What To Do When Your Project Sponsor Leaves

Sponsors are really critical to the success of any project. They’re the ones who rally the rest of the leadership behind the project so there aren’t tons of obstacles in the path to success.

So what happens when the sponsor leaves the company while the project is in progress? Does the project just die?

It’s a tough question to answer and depends on different variables.

As a project manager, one of the primary things you can do is plan for the best and prepare for the worst. That means, during the initial stages of the project, activities need to be in place to get as many people in leadership positions on board.

It’s essential to ensure a broad communication plan for the project spans all the critical leaders to bring as many of them as possible into a position of strong support from an organizational perspective. This also includes building relationships with all key stakeholders and tapping into what their concerns and priorities are about the project. It won’t be a one and done effort.

Consistent action is necessary to make sure it’s a success.

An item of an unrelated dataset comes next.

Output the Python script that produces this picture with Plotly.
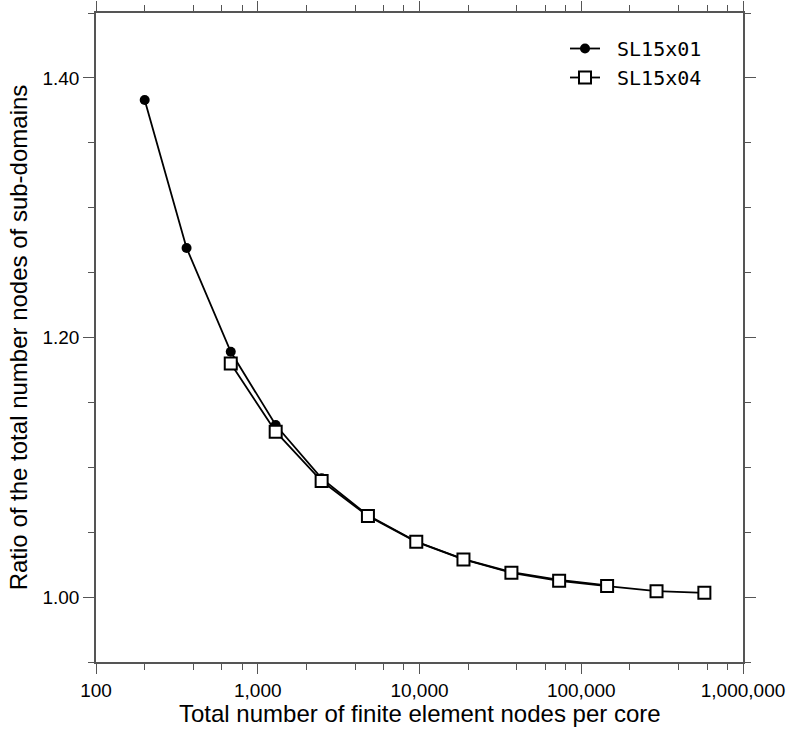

Let’s talk about some of the variables you need to consider when deciding on next steps for the project when the sponsor is leaving.

What’s the timing?

If the sponsor leaves abruptly, there’s not a lot of planning that can go into finding a replacement. But in cases where the sponsor will be available for some time after an announcement that they’re leaving, it gives you some time to tidy things up and (hopefully) get another sponsor in place to make the transition seamless.

Either way, identifying who might be the next best candidate and bringing that person on board will be critical for the project. If it takes a long time to regain sponsorship, it could cause the project to fail due to disinterest. Time will be of the essence in getting a new sponsor in place.

What’s the project stage?

A sponsor leaving is more of a crisis for a project that’s in the initiation stage than one in the later execution stage. It’s unlikely that a project getting close to completion would be impacted in a major way when a sponsor leaves. It’s still important to make sure there’s a sponsor because someone needs to take the leadership reigns for the transition to day to day business operations.

If the project is just starting out, consider the timeline. What’s coming up that needs strong sponsor support to move things forward? If it’s something big, it might be better to either stop the project or slow things to a crawl until decisions can be made about continuing. On the other hand, if there are a series of small steps to be taken, it won’t hurt to continue slowly until a new sponsor is determined.

It’s important to remember that stopping the project could mean it will never happen. You’ll lose momentum and could lose resources. And that’s a sure sign of a dead project.

It’s not necessarily bad news

Changing sponsors in mid-stream isn’t always a bad thing. It could be one of the best things to happen to your project, particularly if the previous sponsor was a challenge. Before making a negative judgment about the change, consider both the pros and cons.